Saturday 14 September 2013

Oliver Barclay (1919-2013) made an immense contribution to evangelical Christianity worldwide

Oliver Barclaythe second General Secretary of what is now known as the Universities and Colleges Christian Fellowship (UCCF), was promoted to glory this week. 

Christian Medical Fellowship (CMF), for which I work, grew out of IVF/UCCF in 1949 and was founded by Oliver’s immediate predecessor Douglas Johnson (DJ), who features in this obituary abridged from the UCCF website.

Both Oliver and Douglas made an immense contribution to the growth of evangelical Christianity worldwide.

Oliver Barclay, a scion of the banking family and second General Secretary of IVF/UCCF, died at his home in Leicester yesterday, 12 September 2013, aged 94.

He was born in Kobe, Japan, on 22 February 1919, the son of Joseph Gurney Barclay (who served with what is now the Church Mission Society). His great grandfather was the MP Thomas Fowell Buxton who campaigned with William Wilberforce as part of the influential Clapham Sect.

Oliver first joined the small IVF team in 1945, having completed a doctorate in zoology.  His original hope was to teach in one of China’s newer universities, but Douglas Johnson, IVF founding General Secretary (always known as DJ), persuaded him to defer his departure by two years. It soon became clear that the universities of Britain and Ireland would instead be his life’s work.

Oliver Barclay served for two years as a wartime President of the Cambridge Inter-Collegiate Christian Union (CICCU) and as Chairman of the students’ national IVF Executive Committee.  From his days in Trinity College, Cambridge, he formed a lifelong friendship with John Stott, also at Trinity, and two years his junior. Both men would serve as lifetime Honorary Vice-Presidents of the CICCU.

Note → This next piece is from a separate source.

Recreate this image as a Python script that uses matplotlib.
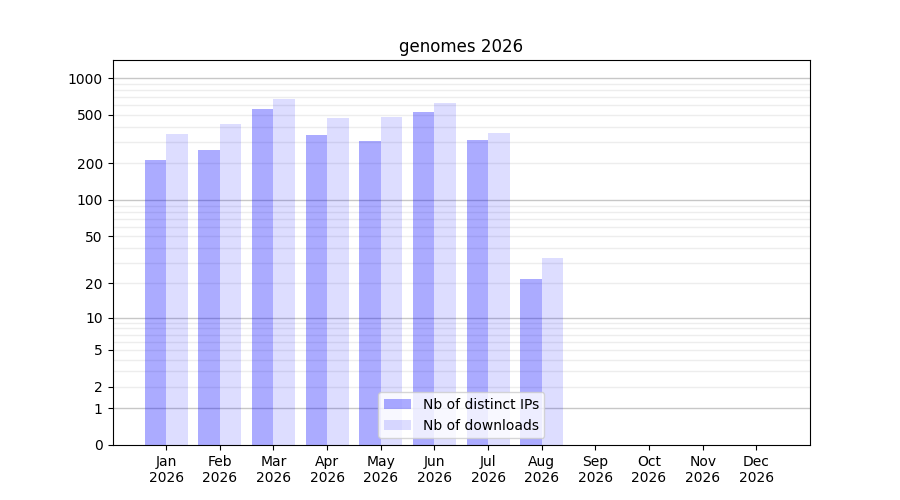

As Chair of the student national IVF Executive, Oliver was privy to DJ’s plans that the IVF should found a Centre for Biblical Research in a university town, to strengthen the roots of the church in the then very liberal Theology faculties of the universities. What would soon become Tyndale House, Cambridge (secured in 1944 and opened in 1945) had originally belonged to a member of the Barclay family. It now hosts one of the finest libraries for biblical research in the world.

In 1953, Oliver became the first IVF Universities Secretary, supporting the IVF travelling secretaries [now UCCF staff workers] around the four nations. The liberal hold in the university theology faculties, and in the churches, created much opposition to evangelical influences among students.

In 1964 Oliver Barclay succeeded Douglas Johnson as IVF General Secretary. This was the same year his first wife, Dorothy, a consultant surgeon at the Royal Free Hospital (whom he had married in 1949) died of cancer, leaving four children. The following year, Oliver married Daisy Hickey, a family friend.

Oliver Barclay steered the Inter-Varsity Fellowship through its own significant expansion to engage with the times, as new universities and colleges were founded, and as a surge of change swept through societal norms.  In 1975 the movement’s name was changed to the Universities and Colleges Christian Fellowship (UCCF) to reflect the growing work in the polytechnics and colleges of education. Its publishing wing, by then known as Inter-Varsity Press (IVP), was the UK’s leading evangelical publishing house.

Oliver Barclay urged clear-thinking evangelical graduates to consider two major directions: to pursue an academic career; or if ordained to apply for vacant churches in university towns.  Gradually the tide of liberalism began to turn. Oliver was succeeded in 1980 by Robin Wells under whom from the mid-late 1980s the regional teams would be formed, opening the way for the appointment, under Bob Horn’s leadership, of the first relay workers.

In retirement, Dr Barclay continued to serve on the IVP long-range planning group, and was instrumental in the founding of the UCCF Research Council to oversee the work of Tyndale House in Cambridge and the new Whitefield Institute in Oxford. He was co-founder in 1989 of the journal Science and Christian Belief, joint organ of the Victoria Institute and of Christians in Science.

Oliver served on the Executive Committee of the International Fellowship of Evangelical Students (IFES) from 1959-1983, and as its chair from 1971-79. He served as an Honorary Vice-President from 1983-91, and was always particularly thrilled to see its pioneering work pass into the hands of national leaders. This global movement now has presence in over 150 nations.

Oliver Barclay wrote several books including Evangelicalism in Britain 1935-1995 (IVP, 1997) and in the 1980s he edited a book series entitled When Christians Disagree. He had no formal theological training but developed in himself – and cultivated in his staff – the ability to ‘think theologically’. He read through Calvin’s Institutes each year and prayed daily for a deeper understanding of the meaning of the death of Christ. He never lost sight of his dual task, to strengthen a witness to Christ both in the student world and among faculty.

We thank God for Oliver Barclay’s tenacity and far-sightedness, his shrewd judgment and his passion for the gospel; and we commend his widow Daisy and his four children to your prayers.